One of the many reasons a law based on bullying schools (and by extension, the children) for not having pants-shittingly high test scores cannot work is because of the role that poverty plays in suppressing test scores. Poor children do not learn as well as rich children. Because it is difficult to learn new information when you are hungry, frightened, and wondering where your next pair of pants will be coming from. And more and more excusings of the rich from paying their fair share of the taxes, or indeed even what they actually use (which, as has been established, amounts to a lot), will only make this worse. Being a “gifted” child in a family that can only send their children to public schools and keep sending them there even when that child is crying that they want the abuse from teachers and peers to at least dial down a notch or three is a story of endless heartbreak. Or as Gibby Haynes put it so well in a song, hope is lost, you’re bleeding now, your dreams forever black.
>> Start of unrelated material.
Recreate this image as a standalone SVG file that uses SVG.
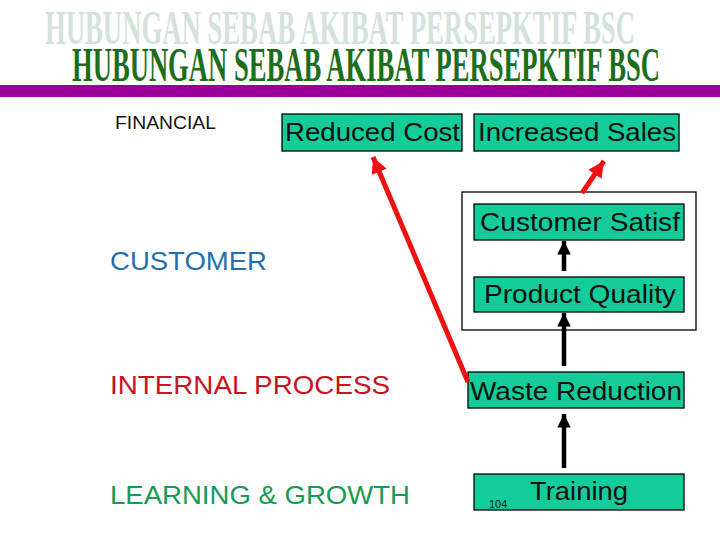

For almost all of the past century, children have been constantly berated with a message of how they must pick up their game, how they must do better, how they must be lazy or useless when they do not eat teacher’s shit and say “yum, please sir, I want some more”. Well, I am here to tell you that it is the schools, the society those schools serve, and the people who benefit the most from having a basic-educated workforce (say it with me now, richest one percent…), who need to lift their game. Because for something that is as important to the future wellbeing of society as education and child development, the ruling class’ habit of allocation as little as they could get away with if populations and their growth were still stuck in the 1900s (I mean the decade, not the century) is simply not on. More teachers are needed, more money is needed to pay those teachers, and more teachers need better training so that less children come out resembling me when they are adults.
But hey, what would I know? I am just one of the guys you (the education system) failed and believe you can simply sweep away like a failed chemistry experiment.